* **Provided data**:
>>>>

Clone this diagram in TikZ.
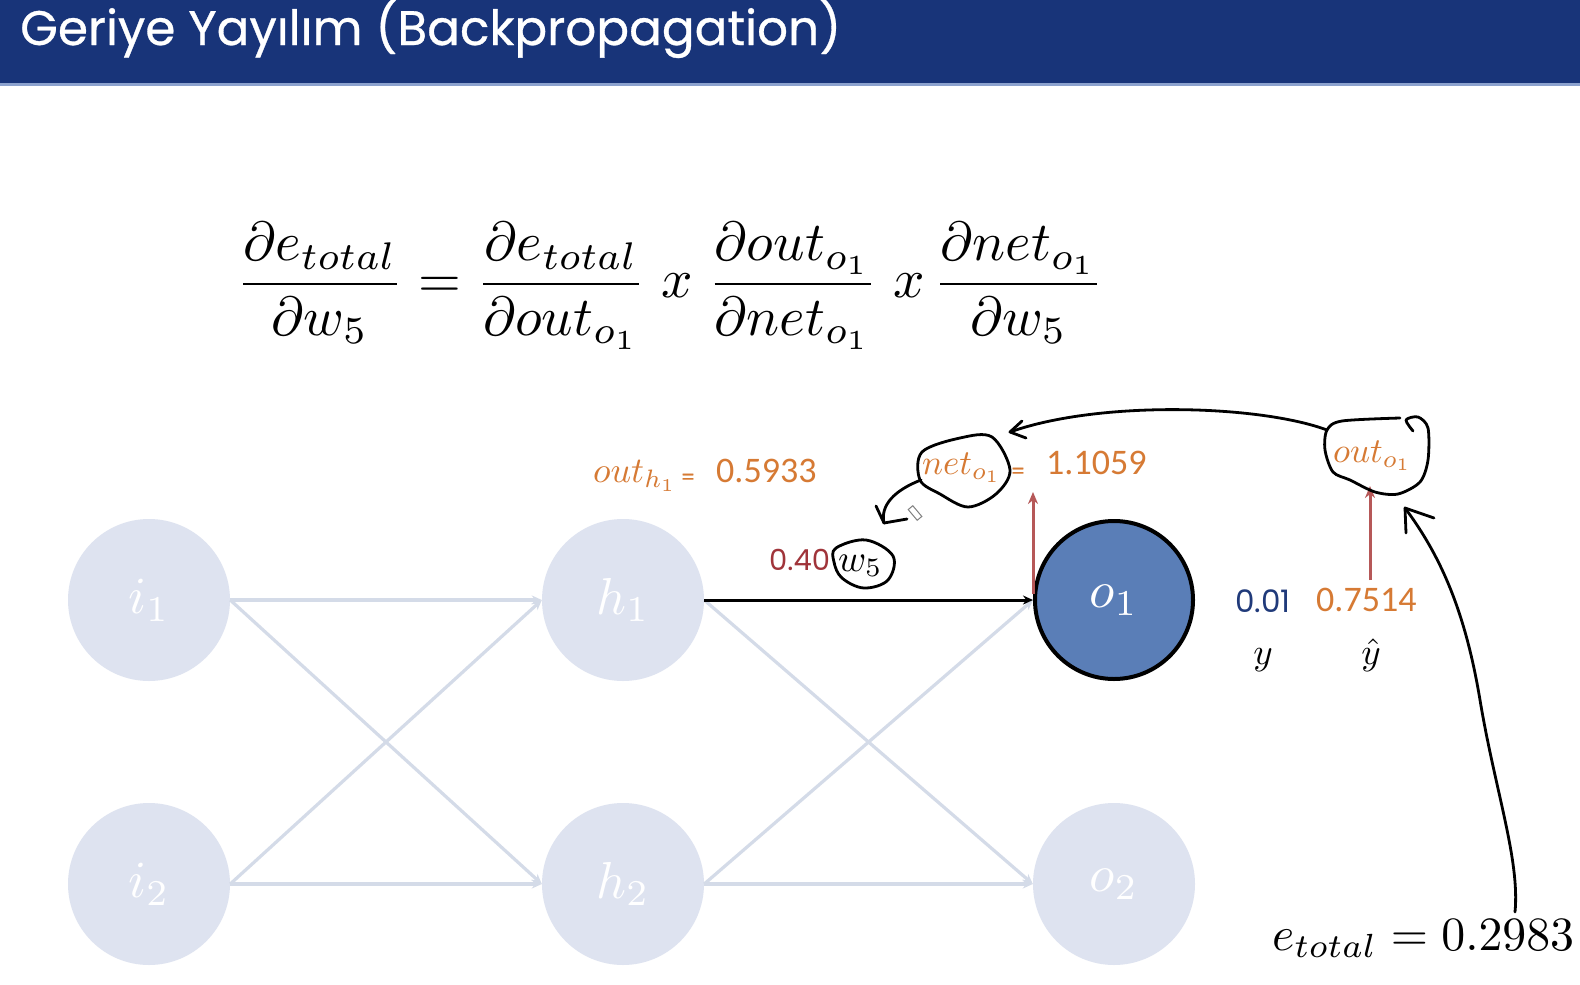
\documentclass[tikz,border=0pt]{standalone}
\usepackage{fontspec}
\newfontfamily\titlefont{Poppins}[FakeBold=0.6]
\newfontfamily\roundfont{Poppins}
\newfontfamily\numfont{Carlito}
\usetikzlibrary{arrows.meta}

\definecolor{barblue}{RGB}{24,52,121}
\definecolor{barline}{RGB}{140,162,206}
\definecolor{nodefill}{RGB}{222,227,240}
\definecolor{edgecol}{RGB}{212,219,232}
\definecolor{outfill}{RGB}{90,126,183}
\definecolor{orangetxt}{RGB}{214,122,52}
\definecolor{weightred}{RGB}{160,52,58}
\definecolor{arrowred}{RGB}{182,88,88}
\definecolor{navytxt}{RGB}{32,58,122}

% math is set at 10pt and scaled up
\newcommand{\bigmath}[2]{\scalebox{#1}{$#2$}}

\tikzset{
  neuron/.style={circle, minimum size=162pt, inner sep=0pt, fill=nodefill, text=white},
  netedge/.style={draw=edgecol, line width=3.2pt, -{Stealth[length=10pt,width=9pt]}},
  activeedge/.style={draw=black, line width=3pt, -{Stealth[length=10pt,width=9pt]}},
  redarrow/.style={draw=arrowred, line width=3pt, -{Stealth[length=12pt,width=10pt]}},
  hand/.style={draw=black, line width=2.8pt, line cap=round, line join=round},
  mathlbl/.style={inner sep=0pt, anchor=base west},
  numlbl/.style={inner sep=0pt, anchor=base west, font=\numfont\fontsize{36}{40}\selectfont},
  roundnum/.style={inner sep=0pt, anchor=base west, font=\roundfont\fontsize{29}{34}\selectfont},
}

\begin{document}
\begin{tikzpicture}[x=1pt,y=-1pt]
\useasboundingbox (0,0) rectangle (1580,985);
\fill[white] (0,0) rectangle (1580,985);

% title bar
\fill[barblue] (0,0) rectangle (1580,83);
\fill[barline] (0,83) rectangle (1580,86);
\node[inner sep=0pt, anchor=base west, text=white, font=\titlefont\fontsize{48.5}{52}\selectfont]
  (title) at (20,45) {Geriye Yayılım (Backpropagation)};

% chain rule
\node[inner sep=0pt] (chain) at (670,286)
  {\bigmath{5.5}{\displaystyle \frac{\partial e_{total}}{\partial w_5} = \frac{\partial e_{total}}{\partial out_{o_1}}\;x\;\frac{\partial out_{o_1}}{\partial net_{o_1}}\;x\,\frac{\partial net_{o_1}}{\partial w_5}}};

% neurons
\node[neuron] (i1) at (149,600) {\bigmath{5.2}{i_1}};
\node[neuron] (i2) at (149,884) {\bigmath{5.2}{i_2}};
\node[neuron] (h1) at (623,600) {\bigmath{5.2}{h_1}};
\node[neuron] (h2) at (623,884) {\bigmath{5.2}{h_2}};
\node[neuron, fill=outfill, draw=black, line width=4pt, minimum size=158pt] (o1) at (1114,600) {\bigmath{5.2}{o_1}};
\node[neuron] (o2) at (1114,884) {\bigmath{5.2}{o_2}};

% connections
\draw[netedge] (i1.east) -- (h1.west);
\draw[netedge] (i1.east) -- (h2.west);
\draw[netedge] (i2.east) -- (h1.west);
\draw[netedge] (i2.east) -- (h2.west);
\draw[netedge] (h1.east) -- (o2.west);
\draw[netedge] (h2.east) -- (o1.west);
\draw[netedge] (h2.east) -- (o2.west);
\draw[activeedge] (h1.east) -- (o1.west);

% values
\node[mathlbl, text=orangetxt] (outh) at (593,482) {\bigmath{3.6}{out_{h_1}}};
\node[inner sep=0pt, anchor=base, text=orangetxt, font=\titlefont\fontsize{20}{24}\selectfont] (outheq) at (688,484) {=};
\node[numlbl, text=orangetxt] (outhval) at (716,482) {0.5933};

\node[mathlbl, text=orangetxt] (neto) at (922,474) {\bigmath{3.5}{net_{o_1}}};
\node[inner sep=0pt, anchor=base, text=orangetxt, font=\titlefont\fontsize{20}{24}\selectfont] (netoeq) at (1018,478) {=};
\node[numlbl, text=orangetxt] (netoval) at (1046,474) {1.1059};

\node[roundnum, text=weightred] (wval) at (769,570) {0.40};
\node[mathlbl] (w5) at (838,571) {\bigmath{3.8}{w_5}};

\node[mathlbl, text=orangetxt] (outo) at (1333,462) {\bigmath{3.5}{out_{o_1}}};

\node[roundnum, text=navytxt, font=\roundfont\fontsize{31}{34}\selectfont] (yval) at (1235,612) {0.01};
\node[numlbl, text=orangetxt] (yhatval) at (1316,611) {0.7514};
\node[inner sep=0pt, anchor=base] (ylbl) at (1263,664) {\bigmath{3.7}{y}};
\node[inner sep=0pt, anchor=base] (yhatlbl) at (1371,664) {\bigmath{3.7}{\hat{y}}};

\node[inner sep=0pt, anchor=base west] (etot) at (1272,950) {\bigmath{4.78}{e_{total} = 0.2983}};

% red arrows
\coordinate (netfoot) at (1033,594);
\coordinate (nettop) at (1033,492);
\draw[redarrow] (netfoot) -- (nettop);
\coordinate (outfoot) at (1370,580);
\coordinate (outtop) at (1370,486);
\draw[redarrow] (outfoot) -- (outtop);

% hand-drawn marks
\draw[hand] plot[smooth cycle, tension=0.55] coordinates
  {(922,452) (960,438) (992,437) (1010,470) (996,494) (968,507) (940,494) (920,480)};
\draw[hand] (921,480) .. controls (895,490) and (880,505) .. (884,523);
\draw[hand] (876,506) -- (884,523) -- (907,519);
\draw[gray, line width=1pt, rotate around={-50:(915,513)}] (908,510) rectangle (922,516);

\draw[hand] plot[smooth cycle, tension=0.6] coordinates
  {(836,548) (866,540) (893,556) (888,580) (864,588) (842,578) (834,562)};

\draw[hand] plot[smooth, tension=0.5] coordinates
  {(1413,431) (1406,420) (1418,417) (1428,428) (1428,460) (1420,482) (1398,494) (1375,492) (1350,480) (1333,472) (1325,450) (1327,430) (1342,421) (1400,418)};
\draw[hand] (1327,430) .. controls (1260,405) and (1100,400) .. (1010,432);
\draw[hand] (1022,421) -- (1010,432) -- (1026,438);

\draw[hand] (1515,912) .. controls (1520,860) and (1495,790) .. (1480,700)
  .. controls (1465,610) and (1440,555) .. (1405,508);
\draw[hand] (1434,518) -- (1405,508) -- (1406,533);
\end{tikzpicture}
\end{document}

<<<<

* **What the task asks**: Restate the whole listing above exactly, please, omitting every image.

* **The output**:
Clone this diagram in TikZ.
\documentclass[tikz,border=0pt]{standalone}
\usepackage{fontspec}
\newfontfamily\titlefont{Poppins}[FakeBold=0.6]
\newfontfamily\roundfont{Poppins}
\newfontfamily\numfont{Carlito}
\usetikzlibrary{arrows.meta}

\definecolor{barblue}{RGB}{24,52,121}
\definecolor{barline}{RGB}{140,162,206}
\definecolor{nodefill}{RGB}{222,227,240}
\definecolor{edgecol}{RGB}{212,219,232}
\definecolor{outfill}{RGB}{90,126,183}
\definecolor{orangetxt}{RGB}{214,122,52}
\definecolor{weightred}{RGB}{160,52,58}
\definecolor{arrowred}{RGB}{182,88,88}
\definecolor{navytxt}{RGB}{32,58,122}

% math is set at 10pt and scaled up
\newcommand{\bigmath}[2]{\scalebox{#1}{$#2$}}

\tikzset{
  neuron/.style={circle, minimum size=162pt, inner sep=0pt, fill=nodefill, text=white},
  netedge/.style={draw=edgecol, line width=3.2pt, -{Stealth[length=10pt,width=9pt]}},
  activeedge/.style={draw=black, line width=3pt, -{Stealth[length=10pt,width=9pt]}},
  redarrow/.style={draw=arrowred, line width=3pt, -{Stealth[length=12pt,width=10pt]}},
  hand/.style={draw=black, line width=2.8pt, line cap=round, line join=round},
  mathlbl/.style={inner sep=0pt, anchor=base west},
  numlbl/.style={inner sep=0pt, anchor=base west, font=\numfont\fontsize{36}{40}\selectfont},
  roundnum/.style={inner sep=0pt, anchor=base west, font=\roundfont\fontsize{29}{34}\selectfont},
}

\begin{document}
\begin{tikzpicture}[x=1pt,y=-1pt]
\useasboundingbox (0,0) rectangle (1580,985);
\fill[white] (0,0) rectangle (1580,985);

% title bar
\fill[barblue] (0,0) rectangle (1580,83);
\fill[barline] (0,83) rectangle (1580,86);
\node[inner sep=0pt, anchor=base west, text=white, font=\titlefont\fontsize{48.5}{52}\selectfont]
  (title) at (20,45) {Geriye Yayılım (Backpropagation)};

% chain rule
\node[inner sep=0pt] (chain) at (670,286)
  {\bigmath{5.5}{\displaystyle \frac{\partial e_{total}}{\partial w_5} = \frac{\partial e_{total}}{\partial out_{o_1}}\;x\;\frac{\partial out_{o_1}}{\partial net_{o_1}}\;x\,\frac{\partial net_{o_1}}{\partial w_5}}};

% neurons
\node[neuron] (i1) at (149,600) {\bigmath{5.2}{i_1}};
\node[neuron] (i2) at (149,884) {\bigmath{5.2}{i_2}};
\node[neuron] (h1) at (623,600) {\bigmath{5.2}{h_1}};
\node[neuron] (h2) at (623,884) {\bigmath{5.2}{h_2}};
\node[neuron, fill=outfill, draw=black, line width=4pt, minimum size=158pt] (o1) at (1114,600) {\bigmath{5.2}{o_1}};
\node[neuron] (o2) at (1114,884) {\bigmath{5.2}{o_2}};

% connections
\draw[netedge] (i1.east) -- (h1.west);
\draw[netedge] (i1.east) -- (h2.west);
\draw[netedge] (i2.east) -- (h1.west);
\draw[netedge] (i2.east) -- (h2.west);
\draw[netedge] (h1.east) -- (o2.west);
\draw[netedge] (h2.east) -- (o1.west);
\draw[netedge] (h2.east) -- (o2.west);
\draw[activeedge] (h1.east) -- (o1.west);

% values
\node[mathlbl, text=orangetxt] (outh) at (593,482) {\bigmath{3.6}{out_{h_1}}};
\node[inner sep=0pt, anchor=base, text=orangetxt, font=\titlefont\fontsize{20}{24}\selectfont] (outheq) at (688,484) {=};
\node[numlbl, text=orangetxt] (outhval) at (716,482) {0.5933};

\node[mathlbl, text=orangetxt] (neto) at (922,474) {\bigmath{3.5}{net_{o_1}}};
\node[inner sep=0pt, anchor=base, text=orangetxt, font=\titlefont\fontsize{20}{24}\selectfont] (netoeq) at (1018,478) {=};
\node[numlbl, text=orangetxt] (netoval) at (1046,474) {1.1059};

\node[roundnum, text=weightred] (wval) at (769,570) {0.40};
\node[mathlbl] (w5) at (838,571) {\bigmath{3.8}{w_5}};

\node[mathlbl, text=orangetxt] (outo) at (1333,462) {\bigmath{3.5}{out_{o_1}}};

\node[roundnum, text=navytxt, font=\roundfont\fontsize{31}{34}\selectfont] (yval) at (1235,612) {0.01};
\node[numlbl, text=orangetxt] (yhatval) at (1316,611) {0.7514};
\node[inner sep=0pt, anchor=base] (ylbl) at (1263,664) {\bigmath{3.7}{y}};
\node[inner sep=0pt, anchor=base] (yhatlbl) at (1371,664) {\bigmath{3.7}{\hat{y}}};

\node[inner sep=0pt, anchor=base west] (etot) at (1272,950) {\bigmath{4.78}{e_{total} = 0.2983}};

% red arrows
\coordinate (netfoot) at (1033,594);
\coordinate (nettop) at (1033,492);
\draw[redarrow] (netfoot) -- (nettop);
\coordinate (outfoot) at (1370,580);
\coordinate (outtop) at (1370,486);
\draw[redarrow] (outfoot) -- (outtop);

% hand-drawn marks
\draw[hand] plot[smooth cycle, tension=0.55] coordinates
  {(922,452) (960,438) (992,437) (1010,470) (996,494) (968,507) (940,494) (920,480)};
\draw[hand] (921,480) .. controls (895,490) and (880,505) .. (884,523);
\draw[hand] (876,506) -- (884,523) -- (907,519);
\draw[gray, line width=1pt, rotate around={-50:(915,513)}] (908,510) rectangle (922,516);

\draw[hand] plot[smooth cycle, tension=0.6] coordinates
  {(836,548) (866,540) (893,556) (888,580) (864,588) (842,578) (834,562)};

\draw[hand] plot[smooth, tension=0.5] coordinates
  {(1413,431) (1406,420) (1418,417) (1428,428) (1428,460) (1420,482) (1398,494) (1375,492) (1350,480) (1333,472) (1325,450) (1327,430) (1342,421) (1400,418)};
\draw[hand] (1327,430) .. controls (1260,405) and (1100,400) .. (1010,432);
\draw[hand] (1022,421) -- (1010,432) -- (1026,438);

\draw[hand] (1515,912) .. controls (1520,860) and (1495,790) .. (1480,700)
  .. controls (1465,610) and (1440,555) .. (1405,508);
\draw[hand] (1434,518) -- (1405,508) -- (1406,533);
\end{tikzpicture}
\end{document}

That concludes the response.